▶ **RECORDS FOR THE EXERCISE**:
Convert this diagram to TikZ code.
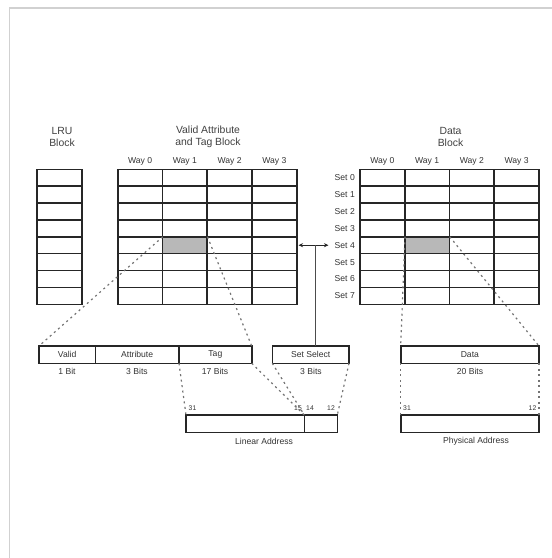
...
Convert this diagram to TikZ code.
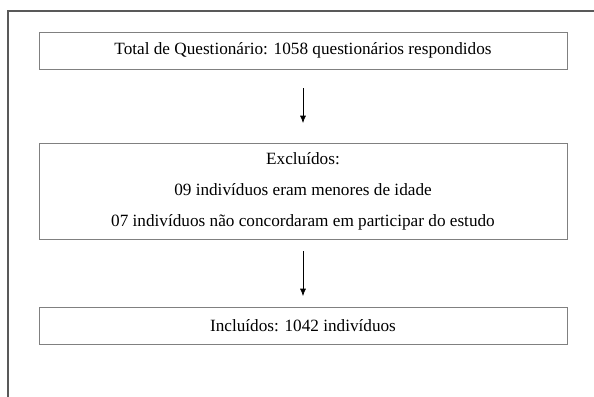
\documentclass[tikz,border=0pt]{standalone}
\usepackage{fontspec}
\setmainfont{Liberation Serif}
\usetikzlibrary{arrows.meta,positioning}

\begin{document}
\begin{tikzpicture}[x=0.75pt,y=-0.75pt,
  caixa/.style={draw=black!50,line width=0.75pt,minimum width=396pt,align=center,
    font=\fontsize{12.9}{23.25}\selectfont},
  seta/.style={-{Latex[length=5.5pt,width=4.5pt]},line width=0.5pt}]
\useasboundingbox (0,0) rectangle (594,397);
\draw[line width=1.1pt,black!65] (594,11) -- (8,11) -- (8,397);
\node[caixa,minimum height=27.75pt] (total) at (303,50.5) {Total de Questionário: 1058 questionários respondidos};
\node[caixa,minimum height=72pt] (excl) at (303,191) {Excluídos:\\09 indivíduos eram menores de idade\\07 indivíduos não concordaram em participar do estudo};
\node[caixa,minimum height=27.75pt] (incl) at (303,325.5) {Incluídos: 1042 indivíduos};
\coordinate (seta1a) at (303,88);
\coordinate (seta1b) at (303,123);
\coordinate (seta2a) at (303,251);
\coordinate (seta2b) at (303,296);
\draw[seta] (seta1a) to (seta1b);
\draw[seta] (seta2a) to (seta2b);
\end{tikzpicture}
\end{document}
* * *
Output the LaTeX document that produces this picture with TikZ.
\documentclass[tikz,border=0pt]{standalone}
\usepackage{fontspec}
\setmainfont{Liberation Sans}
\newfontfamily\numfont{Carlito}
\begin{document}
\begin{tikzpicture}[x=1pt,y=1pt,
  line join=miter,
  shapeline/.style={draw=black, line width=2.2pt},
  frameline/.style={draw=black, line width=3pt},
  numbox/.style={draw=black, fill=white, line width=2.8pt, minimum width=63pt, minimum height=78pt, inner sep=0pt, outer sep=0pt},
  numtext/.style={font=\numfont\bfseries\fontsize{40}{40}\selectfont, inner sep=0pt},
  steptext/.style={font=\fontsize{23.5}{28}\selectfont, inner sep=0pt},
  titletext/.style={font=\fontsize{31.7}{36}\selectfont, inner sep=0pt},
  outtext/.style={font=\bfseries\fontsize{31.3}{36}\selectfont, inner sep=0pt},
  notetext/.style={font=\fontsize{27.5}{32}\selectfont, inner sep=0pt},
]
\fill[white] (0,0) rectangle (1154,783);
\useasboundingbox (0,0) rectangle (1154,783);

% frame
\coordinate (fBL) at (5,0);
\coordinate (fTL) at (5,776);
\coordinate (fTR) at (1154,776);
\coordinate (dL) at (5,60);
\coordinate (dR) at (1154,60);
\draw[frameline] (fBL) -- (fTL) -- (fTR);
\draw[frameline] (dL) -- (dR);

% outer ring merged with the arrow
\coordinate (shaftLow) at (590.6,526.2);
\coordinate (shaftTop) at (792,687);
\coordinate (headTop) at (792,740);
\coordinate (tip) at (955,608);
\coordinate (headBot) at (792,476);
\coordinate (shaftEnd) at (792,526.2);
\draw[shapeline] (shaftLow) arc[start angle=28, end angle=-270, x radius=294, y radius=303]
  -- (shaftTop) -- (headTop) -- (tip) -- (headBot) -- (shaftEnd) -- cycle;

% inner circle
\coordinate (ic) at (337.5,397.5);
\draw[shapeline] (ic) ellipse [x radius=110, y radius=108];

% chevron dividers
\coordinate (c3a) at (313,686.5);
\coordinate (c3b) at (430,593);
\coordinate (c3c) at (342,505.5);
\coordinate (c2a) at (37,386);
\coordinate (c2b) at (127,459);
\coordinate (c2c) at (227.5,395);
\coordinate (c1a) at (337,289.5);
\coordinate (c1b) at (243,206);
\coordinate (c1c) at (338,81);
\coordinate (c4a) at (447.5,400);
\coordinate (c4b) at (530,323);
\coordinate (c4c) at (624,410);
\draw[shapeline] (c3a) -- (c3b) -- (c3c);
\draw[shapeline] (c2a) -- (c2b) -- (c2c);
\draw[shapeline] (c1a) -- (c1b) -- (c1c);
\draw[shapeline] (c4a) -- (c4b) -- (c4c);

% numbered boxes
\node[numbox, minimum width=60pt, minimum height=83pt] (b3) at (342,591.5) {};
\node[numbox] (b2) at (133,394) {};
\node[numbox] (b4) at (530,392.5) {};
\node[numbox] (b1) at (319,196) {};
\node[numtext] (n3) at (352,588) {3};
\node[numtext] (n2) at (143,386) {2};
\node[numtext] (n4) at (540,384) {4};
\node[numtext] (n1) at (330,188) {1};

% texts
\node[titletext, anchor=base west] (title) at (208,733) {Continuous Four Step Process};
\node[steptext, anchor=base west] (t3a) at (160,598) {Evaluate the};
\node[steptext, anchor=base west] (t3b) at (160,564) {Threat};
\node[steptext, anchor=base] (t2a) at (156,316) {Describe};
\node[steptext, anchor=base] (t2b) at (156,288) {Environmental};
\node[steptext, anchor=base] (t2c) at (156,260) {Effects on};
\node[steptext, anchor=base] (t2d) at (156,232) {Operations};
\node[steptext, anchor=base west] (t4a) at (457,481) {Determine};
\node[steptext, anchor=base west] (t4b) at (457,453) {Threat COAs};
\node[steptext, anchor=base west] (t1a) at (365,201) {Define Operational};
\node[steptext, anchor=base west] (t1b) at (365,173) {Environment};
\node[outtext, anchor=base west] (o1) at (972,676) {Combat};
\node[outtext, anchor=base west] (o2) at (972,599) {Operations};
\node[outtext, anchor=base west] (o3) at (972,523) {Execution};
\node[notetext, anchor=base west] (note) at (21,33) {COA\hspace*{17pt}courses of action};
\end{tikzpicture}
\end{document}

▶ **TASK TO CARRY OUT**: Pull every line containing "with" out of the records.

▶ **SOLVED PROBLEM**:
Output the LaTeX document that produces this picture with TikZ.
% outer ring merged with the arrow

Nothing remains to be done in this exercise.